Can your Waders Kill You?

Can your Waders Kill You?

And, are nail knots good for saltwater?

  • By: Paul Guernsey
  • and Buzz Bryson
This past June a tragedy occurred on New York's Beaverkill River when a fly fisherman drowned in the famous--and very deep--Junction Pool. News reports said the fact that the man was wearing unbelted chest waders played a large role in his death. In fact, one of them quoted a local official as saying that when waders fill with water, "it's like wearing an anchor."

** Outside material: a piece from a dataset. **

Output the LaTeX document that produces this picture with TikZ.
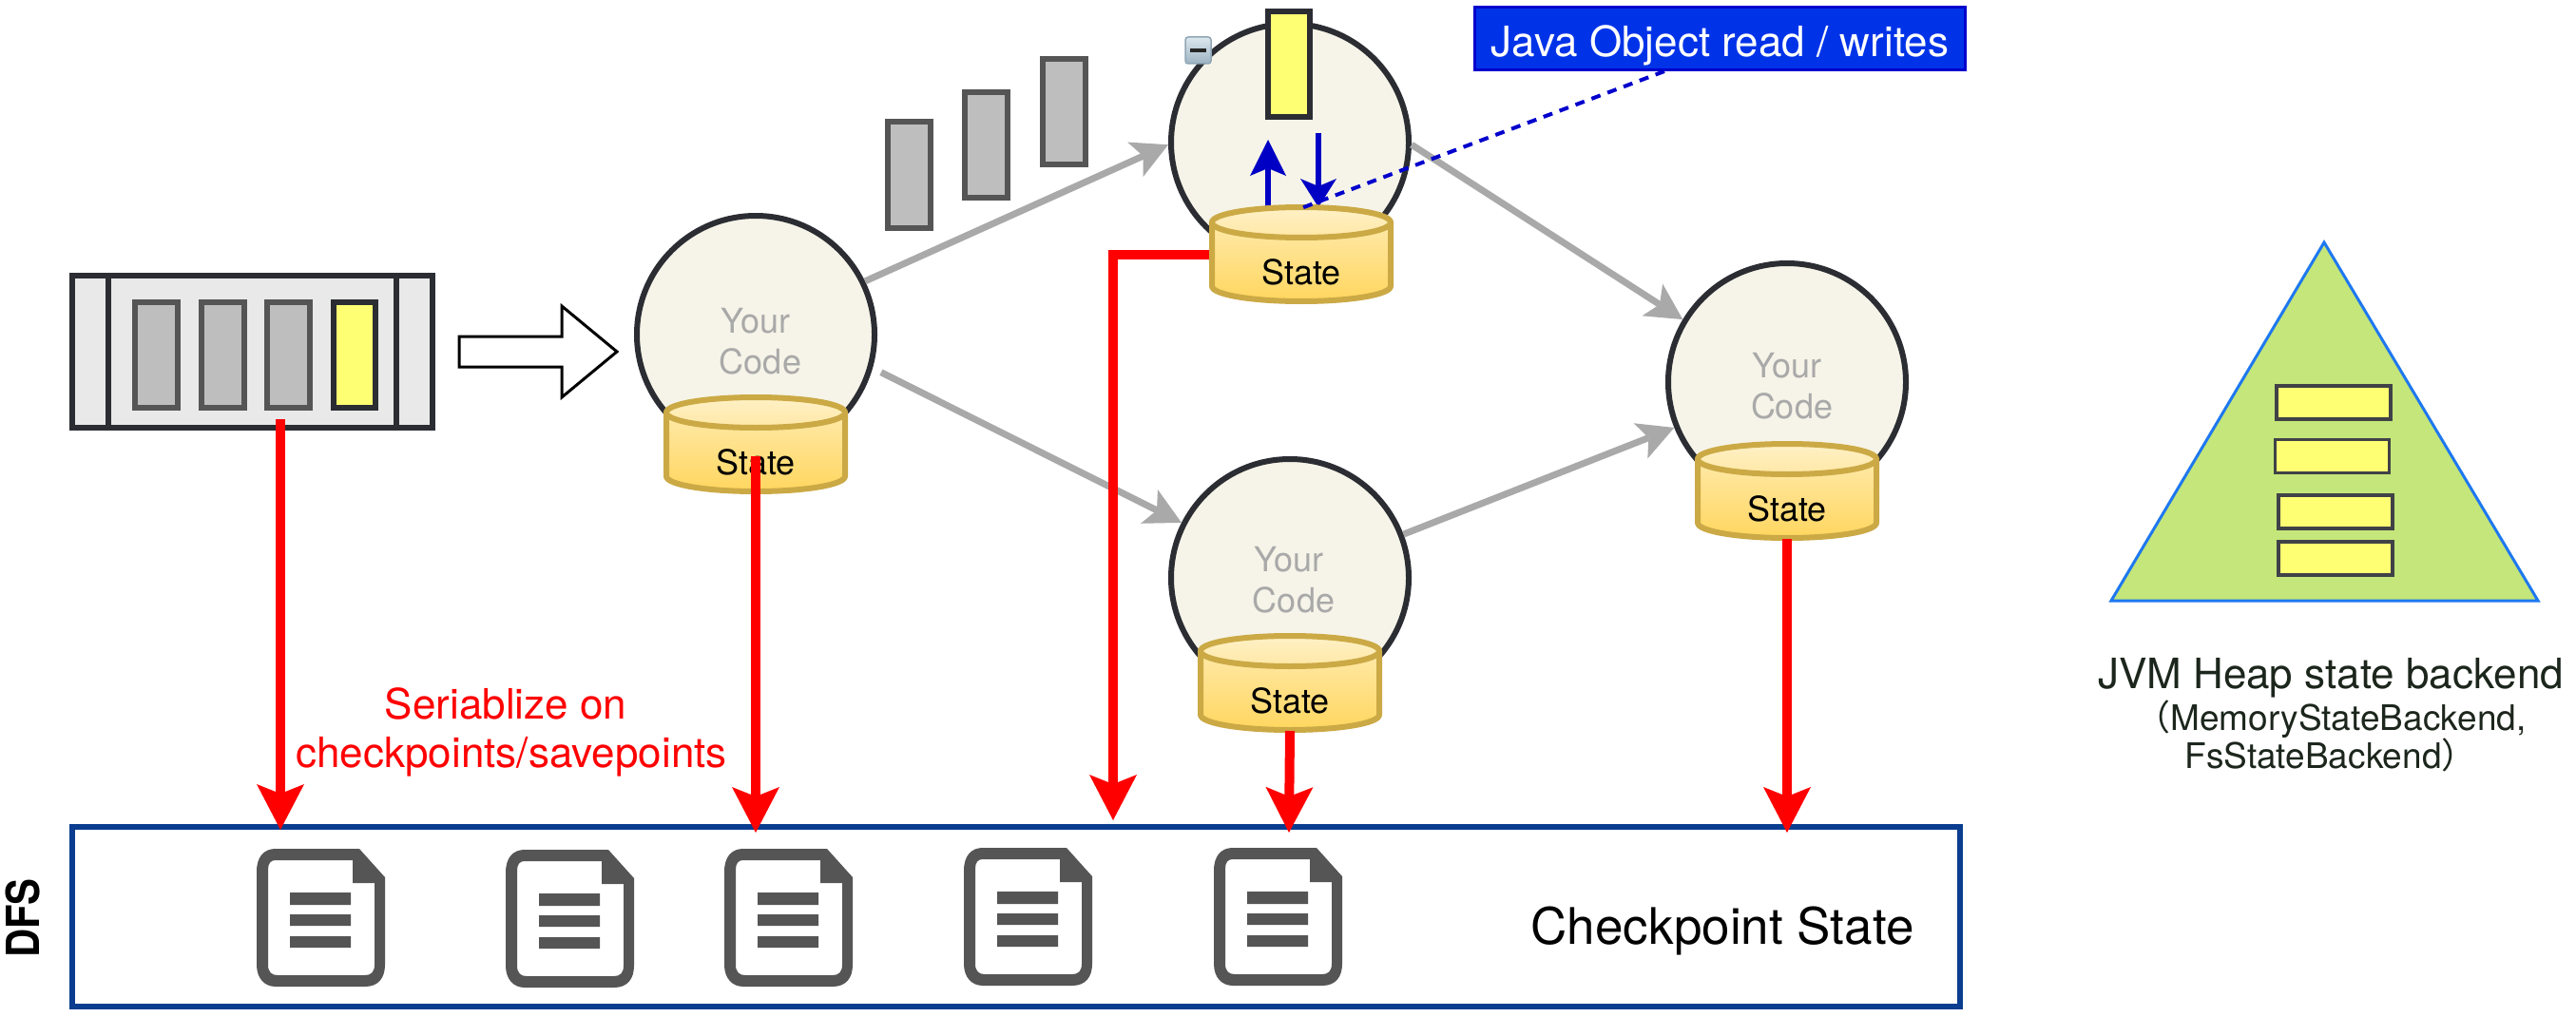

However, I clearly remember reading that the late Lee Wulff once jumped off a bridge wearing waders in order to disprove the "anchor" theory. And I've also heard that wearing a wading belt can be dangerous because it can trap air in your waders, and if you fall in, those air-filled waders will act like a balloon to float your legs and submerge your head. What's the truth? Will water-filled waders drag me under, or not? And is a wading belt more likely to save my life, or kill me?

Good questions, since the misperceptions behind them have had an astonishing longevity. First, water-filled waders won't drag you to the bottom, much less "like an anchor." The water inside your waders has the same density as the water outside; it doesn't magically get heavier and pull you under. From the standpoint of buoyancy, it's neutral, not negative.

But, as I can attest from personal experience, there is certainly an "anchor sensation," a feeling of sinking in swamped waders. The combined weight, bulk and water resistance of filled waders, boots, vest and clothing drastically decreases your mobility. The simple arm and leg movements that would normally help you keep your head above the surface (treading water, for instance) become less effective and more tiring. Throw in some water turbulence, waves washing over your head, exhaustion and a little panic, and you can feel as though you're going down, especially if you're of a body type that doesn't float very well to begin with. But your waders aren't dragging you under.

A river with severe hydraulics--i.e. whitewater, is a different story, however. Water plunging over boulders or ledges actually has a downward component to its velocity. Were you to fall in and be drawn over, say, even a low dam or weir, the current at the bottom of the drop could easily force you under water and hold you there long enough to drown. And if the water is highly aerated with bubbles, it's less dense than ordinary water, less "solid" to push against with your arms and legs. Swimming motions are less effective in helping you escape. But this, of course, is being pushed under, not pulled by the weight of your waders.

Second, under any conceivably realistic wading circumstances, air doesn't get trapped in your waders if you fall in. As you step into a river, water pressure collapses the waders against your legs, squeezing out the air. The deeper you wade, the less air is contained inside. I suppose if you inflated your waders, cinched a belt tightly around your waist, and deliberately took a header off a bridge, you might trap some air inside. But even then, I strongly doubt it would be enough to actually invert you. And if it did, most people would probably think you got what you deserved.

There's no question in my mind that a wading belt increases safety. If you fall in, a belt slows water entry into your waders, which can give you time to regain your footing before your waders fill up, turning a potentially dangerous situation into a merely uncomfortable one. A belt also helps corral excess wader fabric, which reduces the amount of water that can enter your waders and streamlines your profile--both of which aid mobility if you find yourself in the drink. --Ted Leeson

Is the nail knot strong enough for saltwater rigging, or should I use something else? If so, what?

Yes, a nail knot is fine for saltwater line-to-leader connections--but with two caveats. If you're going to use a heavy leader (say 15-pound test or more), I'd tie the nail knot with seven turns, and make sure they're snugged down uniformly and tightly. Second, if you're using a monofilament-core line ("monocore" or "slime line"), the nail knot, however well-tied, can slip off that slick core, peeling the coating with it. For those lines, I'd go with something else, such as the Albright knot. --B.B.